[START Dataset section]

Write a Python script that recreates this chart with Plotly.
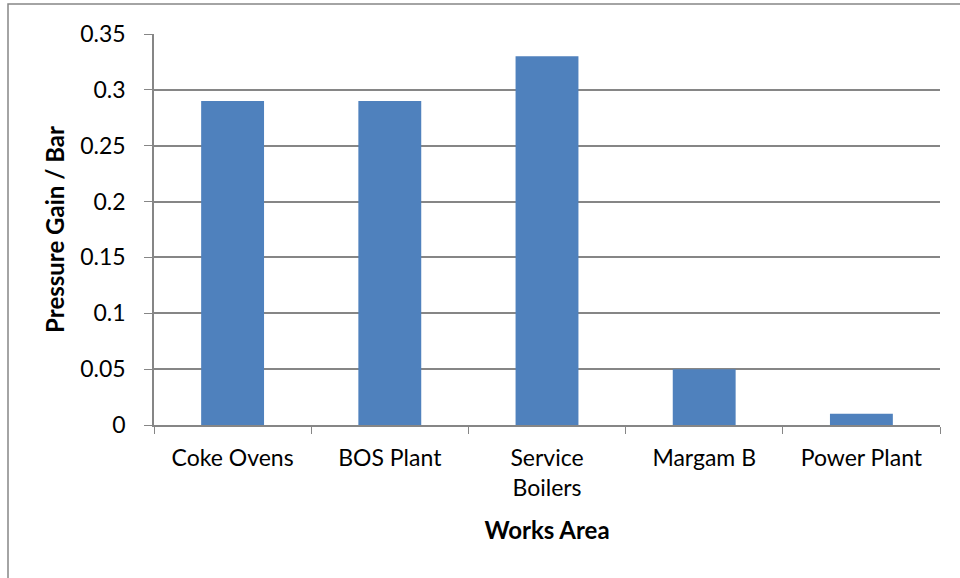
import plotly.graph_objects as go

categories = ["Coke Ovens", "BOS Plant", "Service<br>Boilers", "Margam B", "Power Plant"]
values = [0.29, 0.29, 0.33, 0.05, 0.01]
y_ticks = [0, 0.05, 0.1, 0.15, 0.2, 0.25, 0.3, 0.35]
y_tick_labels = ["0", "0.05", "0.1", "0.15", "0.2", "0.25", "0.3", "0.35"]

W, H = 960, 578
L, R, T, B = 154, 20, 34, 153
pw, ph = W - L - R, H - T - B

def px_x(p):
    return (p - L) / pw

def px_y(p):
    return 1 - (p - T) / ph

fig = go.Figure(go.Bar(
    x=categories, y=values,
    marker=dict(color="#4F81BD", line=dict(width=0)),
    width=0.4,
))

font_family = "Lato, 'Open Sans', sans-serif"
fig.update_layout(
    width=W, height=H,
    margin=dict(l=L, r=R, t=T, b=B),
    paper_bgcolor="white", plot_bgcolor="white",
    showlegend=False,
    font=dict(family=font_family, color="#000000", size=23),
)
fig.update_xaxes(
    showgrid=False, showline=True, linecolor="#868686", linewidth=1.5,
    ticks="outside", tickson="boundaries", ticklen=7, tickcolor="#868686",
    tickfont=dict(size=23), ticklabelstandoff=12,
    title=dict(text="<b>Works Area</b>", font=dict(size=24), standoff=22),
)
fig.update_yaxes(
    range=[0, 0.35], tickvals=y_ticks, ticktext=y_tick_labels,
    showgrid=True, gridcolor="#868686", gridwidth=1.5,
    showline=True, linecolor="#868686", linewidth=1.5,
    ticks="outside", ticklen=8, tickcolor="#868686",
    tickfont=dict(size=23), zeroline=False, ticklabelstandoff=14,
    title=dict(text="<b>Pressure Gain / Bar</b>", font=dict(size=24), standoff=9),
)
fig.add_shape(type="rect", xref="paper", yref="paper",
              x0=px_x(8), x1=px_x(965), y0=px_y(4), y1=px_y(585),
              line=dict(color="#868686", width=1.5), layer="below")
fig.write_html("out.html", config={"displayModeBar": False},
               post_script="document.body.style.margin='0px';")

[END Dataset section]

__Set exercise__. Extract, word for word, each line from the top of the data down to and including the line with "import plotly.graph_objects as go"; skip the pictures.

__The solution__.
Write a Python script that recreates this chart with Plotly.
import plotly.graph_objects as go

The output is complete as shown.